The four-day consultative grand assembly, known as a "loya jirga", is an attempt by President Ashraf Ghani to influence peace talks between the United States and the Taliban, which the militants have excluded his government from.
Over three thousand Afghans congregated in Kabul on Monday for a rare consultative meeting aimed at finding ways to negotiate a peace deal with the Taliban and end Afghanistan's war.
The four-day consultative grand assembly, known as a "loya jirga", is an attempt by President Ashraf Ghani to influence peace talks between the United States and the Taliban, which the Taliban have excluded his government from.
"It is a proud moment for me to have representatives from all over the country here and today we are gathered to speak about the peace talks," Ghani said in an opening ceremony in huge tent set up for such assemblies in central Kabul.
A loya jirga is aimed at building consensus among various ethnic groups and tribal factions and is traditionally convened under extraordinary circumstances.

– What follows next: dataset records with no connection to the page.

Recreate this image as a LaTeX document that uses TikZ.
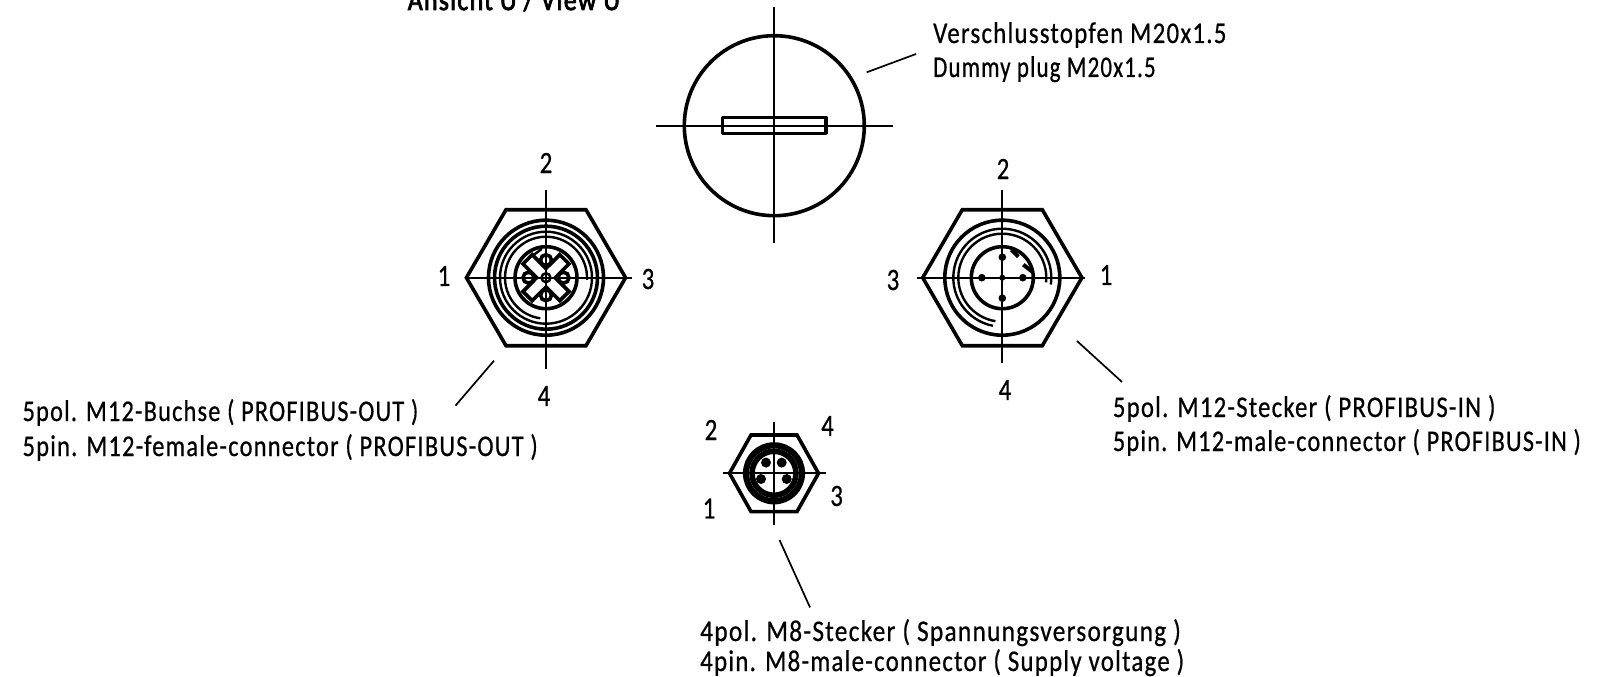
\documentclass[tikz,border=0pt]{standalone}
\usepackage{graphicx}
\usepackage{fontspec}
\setmainfont{Carlito}[LetterSpace=5,FakeBold=0.7]
\newfontfamily\headfont{Carlito}[LetterSpace=5,FakeBold=3]
\newcommand{\hs}[2]{\scalebox{#1}[1]{#2}}
\tikzset{
  heavy/.style={line width=3.6pt,black},
  medium/.style={line width=2.4pt,black},
  centerl/.style={line width=2pt,black},
  leader/.style={line width=1.7pt,black},
  lbl/.style={anchor=base west,inner sep=0pt,font=\fontsize{30}{30}\selectfont},
  num/.style={anchor=center,inner sep=0pt,font=\fontsize{31}{31}\selectfont},
}
\begin{document}
\begin{tikzpicture}[x=1pt,y=-1pt]
\useasboundingbox (0,0) rectangle (1598,677);
\clip (0,0) rectangle (1598,677);
% plug
\coordinate (plug) at (774.3,125.7);
\draw[heavy] (plug) circle (90);
\draw[heavy,line join=round] (722.3,117.3) rectangle (826,133.3);
\draw[centerl] (774.3,7.3) -- (774.3,243);
\draw[centerl] (656,125.7) -- (892.7,125.7);
\coordinate (plugA) at (866.7,72.3); \coordinate (plugB) at (916,54);
\draw[leader] (plugA) -- (plugB);
% hex 1
\begin{scope}[shift={(546,277.7)}]
\coordinate (h1) at (0,0);
\draw[heavy] (-79.6,0) -- (-40,-68) -- (40,-68) -- (79.6,0) -- (40,68) -- (-40,68) -- cycle;
\draw[heavy] (h1) circle (57.5);
\draw[heavy] (h1) circle (51.5);
\draw[medium] (h1) circle (46);
\draw[medium] (3:41) arc[start angle=3,end angle=-262,radius=41];
\draw[heavy] (h1) circle (31);
\draw[medium] (-4.3,-28.7) -- (-19.3,-17.7) -- (-21,-11);
\foreach \a in {45,135}{
  \draw[heavy,rotate=\a,fill=white] (-26,-6.5) rectangle (26,6.5);
}
\fill[white,rotate=45] (-10,-4.7) rectangle (10,4.7);
\foreach \p in {(0,-17.5),(17.5,0),(0,17.5),(-17.5,0)}{ \draw[heavy,fill=white] \p circle (5.5); }
\draw[medium,fill=white] (h1) circle (4.5);
\draw[centerl] (-79.6,0) -- (86,0);
\draw[centerl] (0,-88) -- (0,91);
\end{scope}
% hex 2
\begin{scope}[shift={(1002.3,277.7)}]
\coordinate (h2) at (0,0);
\draw[heavy] (-79.6,0) -- (-40,-68) -- (40,-68) -- (79.6,0) -- (40,68) -- (-40,68) -- cycle;
\draw[heavy] (h2) circle (57.5);
\draw[medium] (8:49) arc[start angle=8,end angle=-259,radius=49];
\draw[medium] (6:44) arc[start angle=6,end angle=-261,radius=44];
\draw[heavy] (h2) circle (31);
\draw[line width=4pt] (9,-28) -- (16,-21);
\draw[line width=4pt] (21,-13) -- (30,-6);
\foreach \p in {(0,-20.5),(20.5,0),(0,20.5),(-20.5,0)}{ \fill \p circle (3.8); }
\fill (h2) circle (3);
\draw[centerl] (-85,0) -- (83,0);
\draw[centerl] (0,-88) -- (0,85);
\end{scope}
% hex 3
\begin{scope}[shift={(774,473.3)}]
\coordinate (h3) at (0,0);
\draw[heavy] (-44.5,0) -- (-23,-38.3) -- (23,-38.3) -- (44.5,0) -- (23,38.3) -- (-23,38.3) -- cycle;
\draw[line width=6.2pt] (h3) circle (28);
\draw[line width=5.6pt] (h3) circle (22);
\foreach \p in {(-8,-10.7),(7.7,-10.7),(-13,5.7),(12.7,5.7)}{ \fill \p circle (5); }
\draw[centerl] (-51.3,0) -- (52,0);
\draw[centerl] (0,-51.3) -- (0,51.7);
\end{scope}
% leaders
\coordinate (l1a) at (455.5,405.6); \coordinate (l1b) at (494,360.7);
\draw[leader] (l1a) -- (l1b);
\coordinate (l2a) at (1077,341); \coordinate (l2b) at (1122,382);
\draw[leader] (l2a) -- (l2b);
\coordinate (l3a) at (779.5,540); \coordinate (l3b) at (810,607.4);
\draw[leader] (l3a) -- (l3b);
% text
\node[lbl] (t0) at (407.6,10) {\headfont\hs{.86}{Ansicht U / View U}};
\node[lbl] (t1) at (933,43) {\hs{.83}{Verschlusstopfen M20x1.5}};
\node[lbl] (t2) at (933,77) {\hs{.765}{Dummy plug M20x1.5}};
\node[lbl] (t3) at (22.4,421) {\hs{.81}{5pol. M12-Buchse ( PROFIBUS-OUT )}};
\node[lbl] (t4) at (22.4,456) {\hs{.815}{5pin. M12-female-connector ( PROFIBUS-OUT )}};
\node[lbl] (t5) at (1112.7,417) {\hs{.825}{5pol. M12-Stecker ( PROFIBUS-IN )}};
\node[lbl] (t6) at (1112.7,451) {\hs{.81}{5pin. M12-male-connector ( PROFIBUS-IN )}};
\node[lbl] (t7) at (700,641) {\hs{.845}{4pol. M8-Stecker ( Spannungsversorgung )}};
\node[lbl] (t8) at (700,671) {\hs{.83}{4pin. M8-male-connector ( Supply voltage )}};
\node[num] (a2) at (546,163) {\hs{.8}{2}};
\node[num] (a1) at (444,276) {\hs{.8}{1}};
\node[num] (a3) at (648,279) {\hs{.8}{3}};
\node[num] (a4) at (544,396) {\hs{.8}{4}};
\node[num] (b2) at (1003,169) {\hs{.8}{2}};
\node[num] (b3) at (893,280) {\hs{.8}{3}};
\node[num] (b1) at (1106,275) {\hs{.8}{1}};
\node[num] (b4) at (1005,390) {\hs{.8}{4}};
\node[num] (c2) at (711,430) {\hs{.8}{2}};
\node[num] (c4) at (827.5,426) {\hs{.8}{4}};
\node[num] (c1) at (709,508.5) {\hs{.8}{1}};
\node[num] (c3) at (836.6,496) {\hs{.8}{3}};
\end{tikzpicture}
\end{document}
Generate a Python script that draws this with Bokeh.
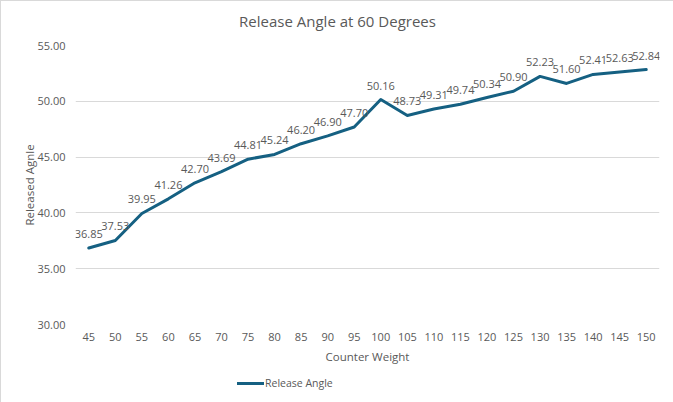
from bokeh.plotting import figure
from bokeh.layouts import column
from bokeh.models import (ColumnDataSource, Range1d, FixedTicker, PrintfTickFormatter,
                          LabelSet, Label, Legend, LegendItem)
from bokeh.core.properties import value
from bokeh.embed import file_html
from bokeh.resources import INLINE

# Counter weight settings and the measured release angle for each
counter_weight = [45, 50, 55, 60, 65, 70, 75, 80, 85, 90, 95, 100,
                  105, 110, 115, 120, 125, 130, 135, 140, 145, 150]
release_angle = [36.85, 37.53, 39.95, 41.26, 42.70, 43.69, 44.81, 45.24, 46.20, 46.90, 47.70, 50.16,
                 48.73, 49.31, 49.74, 50.34, 50.90, 52.23, 51.60, 52.41, 52.63, 52.84]
y_ticks = [30, 35, 40, 45, 50, 55]

FONT = "Open Sans"
TEXT = "#595959"
LINE = "#156082"
LINE_STYLE = dict(line_color=LINE, line_width=3, line_join="round", line_cap="round")

source = ColumnDataSource(dict(
    x=counter_weight,
    y=release_angle,
    label=["%.2f" % v for v in release_angle],
))


def strip(height):
    """A blank full-width figure used for the title and legend rows.
    Its frame is aligned with the main chart's frame by the column layout."""
    f = figure(width=673, height=height, output_backend="svg", toolbar_location=None,
               x_range=Range1d(0, 1), y_range=Range1d(0, 1),
               min_border=0, x_axis_location=None, y_axis_location=None)
    f.outline_line_color = None
    f.xgrid.grid_line_color = None
    f.ygrid.grid_line_color = None
    f.border_fill_color = "white"
    f.background_fill_color = "white"
    return f


# title row (x measured from the plot frame's left edge)
head = strip(34)
head.add_layout(Label(x=262, y=15, x_units="screen", y_units="screen",
                      text="Release Angle at 60 Degrees", text_align="center",
                      text_baseline="middle", text_font=FONT, text_font_size="15px",
                      text_color=TEXT))

# main chart
p = figure(width=673, height=336, output_backend="svg", toolbar_location=None,
           x_range=Range1d(42.5, 152.5), y_range=Range1d(30, 55),
           min_border_left=74, min_border_right=15, min_border_top=10, min_border_bottom=47)
p.outline_line_color = None
p.background_fill_color = "white"
p.border_fill_color = "white"

p.xaxis.ticker = FixedTicker(ticks=counter_weight)
p.yaxis.ticker = FixedTicker(ticks=y_ticks)
p.yaxis.formatter = PrintfTickFormatter(format="%.2f")
for ax in (p.xaxis[0], p.yaxis[0]):
    ax.axis_line_color = None
    ax.major_tick_line_color = None
    ax.minor_tick_line_color = None
    ax.major_tick_out = 0
    ax.major_tick_in = 0
    ax.major_label_text_font = FONT
    ax.major_label_text_font_size = "11px"
    ax.major_label_text_color = TEXT
    ax.axis_label_text_font = FONT
    ax.axis_label_text_font_size = "11.5px"
    ax.axis_label_text_color = TEXT
    ax.axis_label_text_font_style = "normal"
p.xaxis.axis_label = "Counter Weight"
p.yaxis.axis_label = "Released Agnle"
p.xaxis.major_label_standoff = 8
p.xaxis.axis_label_standoff = 5
p.yaxis.major_label_standoff = 10
p.yaxis.axis_label_standoff = -3

p.xgrid.grid_line_color = None
p.ygrid.grid_line_color = "#d9d9d9"
p.ygrid.grid_line_width = 1

line = p.line("x", "y", source=source, **LINE_STYLE)

labels = LabelSet(x="x", y="y", text="label", source=source,
                  text_align="center", text_baseline="bottom", y_offset=10,
                  text_font=value(FONT), text_font_size=value("11px"),
                  text_color=value(TEXT))
p.add_layout(labels)

# legend row; the swatch renderer shares the series data but lies outside this strip's view
leg = strip(32)
swatch = leg.line("x", "y", source=source, **LINE_STYLE)
legend = Legend(items=[LegendItem(label="Release Angle", renderers=[swatch])],
                location=(162, 13), orientation="horizontal",
                padding=0, margin=0, spacing=0, label_standoff=1,
                glyph_width=27, glyph_height=14, label_height=14,
                label_text_font=FONT, label_text_font_size="10.5px",
                label_text_color=TEXT, border_line_color=None,
                background_fill_alpha=0)
leg.add_layout(legend)

page = column(head, p, leg, spacing=0,
              styles={"border": "1px solid #d9d9d9", "box-sizing": "border-box"})

open("out.html", "w").write(file_html(page, INLINE))
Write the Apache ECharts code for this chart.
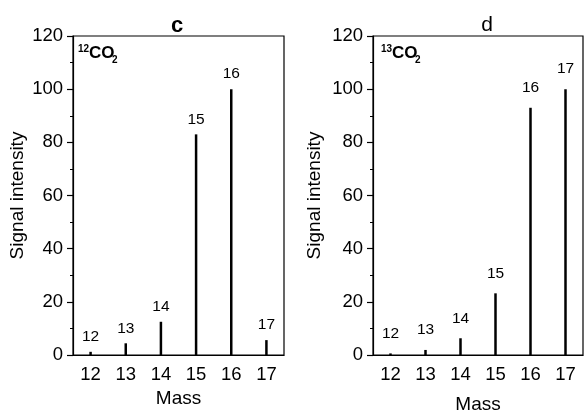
<!DOCTYPE html>
<html>
<head>
<meta charset="utf-8">
<script src="https://cdn.jsdelivr.net/npm/echarts@6/dist/echarts.min.js"></script>
<style>
html,body{margin:0;padding:0;background:#fff;}
#chart{width:585px;height:414px;}
</style>
</head>
<body>
<div id="chart"></div>
<script>
const masses = ['12', '13', '14', '15', '16', '17'];
const co2_12 = [1.2, 4.4, 12.5, 83, 100, 5.6];
const co2_13 = [0.6, 1.9, 6.3, 23.2, 93, 100];
const yTicks = [0, 20, 40, 60, 80, 100, 120];
const panelTitles = ['c', 'd'];

const FONT = 'Liberation Sans, Arial, sans-serif';
const chart = echarts.init(document.getElementById('chart'));

function xAxis(idx, nameGap) {
  return {
    type: 'category', gridIndex: idx, data: masses, boundaryGap: true,
    name: 'Mass', nameLocation: 'middle', nameGap: nameGap,
    nameTextStyle: {fontFamily: FONT, fontSize: 19, color: '#000'},
    axisLine: {lineStyle: {color: '#000', width: 1.2}},
    axisTick: {alignWithLabel: true, length: 5, lineStyle: {color: '#000', width: 1.2}},
    axisLabel: {fontFamily: FONT, fontSize: 18.5, color: '#000', margin: 10},
    splitLine: {show: false}
  };
}
function yAxis(idx, nameGap) {
  return {
    type: 'value', gridIndex: idx, min: yTicks[0], max: yTicks[yTicks.length - 1], interval: 20,
    name: 'Signal intensity', nameLocation: 'middle', nameGap: nameGap,
    nameTextStyle: {fontFamily: FONT, fontSize: 19, color: '#000'},
    axisLine: {show: true, lineStyle: {color: '#000', width: 1.2}},
    axisTick: {show: true, length: 6, lineStyle: {color: '#000', width: 1.2}},
    minorTick: {show: true, splitNumber: 2, length: 3, lineStyle: {color: '#000', width: 1}},
    axisLabel: {fontFamily: FONT, fontSize: 18.5, color: '#000', margin: 10},
    splitLine: {show: false}, minorSplitLine: {show: false}
  };
}
function series(idx, data, dist) {
  return {
    type: 'bar', xAxisIndex: idx, yAxisIndex: idx, data: data, barWidth: 2.5,
    itemStyle: {color: '#000'},
    label: {show: true, position: 'top', distance: dist, formatter: p => masses[p.dataIndex],
      fontFamily: FONT, fontSize: 15.5, color: '#000'}
  };
}
function species(x, y, mass) {
  return [
    {type: 'text', left: x, top: y, style: {text: mass, font: 'bold 10px ' + FONT, fill: '#000'}},
    {type: 'text', left: x + 11, top: y + 1, style: {text: 'CO', font: 'bold 17px ' + FONT, fill: '#000'}},
    {type: 'text', left: x + 34, top: y + 11, style: {text: '2', font: 'bold 10px ' + FONT, fill: '#000'}}
  ];
}
function panelTitle(x, y, text, weight, size) {
  return {type: 'text', x: x, y: y, style: {text: text, align: 'center', verticalAlign: 'middle',
    font: weight + ' ' + size + 'px ' + FONT, fill: '#000'}};
}

const gridBase = {top: 36, height: 319, show: true, borderColor: '#000', borderWidth: 1.2,
  containLabel: false, outerBoundsMode: 'none'};

chart.setOption({
  animation: false,
  backgroundColor: '#fff',
  grid: [
    Object.assign({left: 73, width: 211}, gridBase),
    Object.assign({left: 373, width: 210}, gridBase)
  ],
  xAxis: [xAxis(0, 31), xAxis(1, 40)],
  yAxis: [yAxis(0, 46), yAxis(1, 49)],
  series: [series(0, co2_12, 7), series(1, co2_13, 12)],
  graphic: [].concat(
    species(78, 44, '12'), species(381, 44, '13'),
    [panelTitle(177, 26, panelTitles[0], 'bold', 22), panelTitle(487, 25, panelTitles[1], 'normal', 21)]
  )
});
</script>
</body>
</html>
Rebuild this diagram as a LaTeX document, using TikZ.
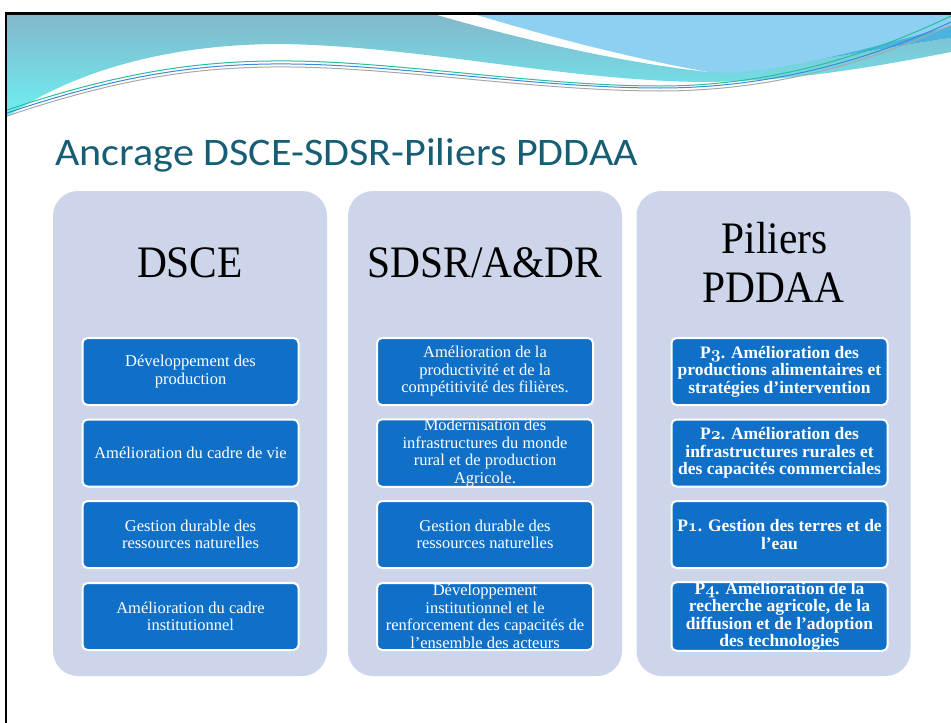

This week's meeting, being attended by around 3,200 trial elders, and community and religious leaders from all 34 provinces, aims to set out Kabul's conditions for any peace deal.
But Chief Executive Abdullah Abdullah, Ghani's partner in a unity government brokered by the United States, heads a list of no-shows.
"We are all here to talk about the framework of peace talks with the Taliban ... reaching a sustainable peace is very important to us," Ghani said in his welcome address.
Waving a copy of Afghanistan's constitution, Ghani lauded it as the most Islamic of constitutions — an apparent message to the Taliban who have suggested they want to negotiate articles within the charter, without specifying.
An Afghan roadmap
In several rounds of talks with the Taliban since October, US envoy Zalmay Khalilzad has narrowed the gaps on a deal under which US forces would withdraw in return for guarantees that Afghanistan will not revert to a haven for international terrorists.
But Khalilzad has struggled to get Afghans to agree on a roadmap for the country's future.
The Taliban have refused to directly talk to Kabul representatives, viewing the government as a US puppet.
Intense fighting continues in various parts of the country, with the Taliban controlling and influencing more territory than at any point since 2001.
"If Abdullah and his supporters don't attend [the jirga], there's going to be a glaring absence of key stakeholders that will diminish the event's credibility in a big way," said Michael Kugelman, deputy director of the Asia Program at the Washington-based Wilson Center.
"Given all the divides in Afghanistan, there is as much of a need for reconciliation within Afghanistan as there is for reconciliation with the Taliban."
Ghani invited the Taliban to the jirga but they have urged people to boycott it, denouncing it as an attempt by the Western-backed government to deceive the country and extend what the Taliban see as its illegitimate rule. In the past, the Taliban have fired rockets at the loya jirga tent.
Much of Kabul was under virtual lockdown on Monday, amid a massive security operation for the meeting.
International response to Ghani and talks
The US talks with the Taliban in Qatar are part of President Donald Trump's efforts to end America's longest war, which began when US-backed forces ousted the Taliban weeks after September 11, 2001 attacks on the United States.
Ghani, who hopes to secure a second term in presidential election set for September, is feeling isolated from the peace process and the jirga was a bid to broaden his support, diplomats in Kabul said.
"He wants to prove that he has the ability to secure a peace deal and also enjoys the support of Afghans," said one diplomat.
"Ghani fears the opposition is using the Taliban refusal to engage with him to undermine him politically," the diplomat said.
The Americans also appear increasingly impatient with Ghani. US Secretary of State Mike Pompeo called Ghani to urge him to join the talks in Doha, where the Taliban maintain an office.
Pakistan, which the US and Afghanistan regularly accuse of aiding insurgents, issued a statement saying talks were the only path to peace in Afghanistan.
It promised not to interfere in Afghanistan's internal affairs and even condemned the Taliban's recent announcement of the start of their annual spring offensive.
Khalilzad recently met with representatives of China and Russia, saying there is an "emerging international consensus on the US approach to end the war and assurances terrorism never again emanates from Afghanistan."
The Department of State said the US, Russia and China called for intra-Afghan talks, urged a cease-fire and supported "an orderly and responsible withdrawal of foreign troops from Afghanistan as part of the overall peace process."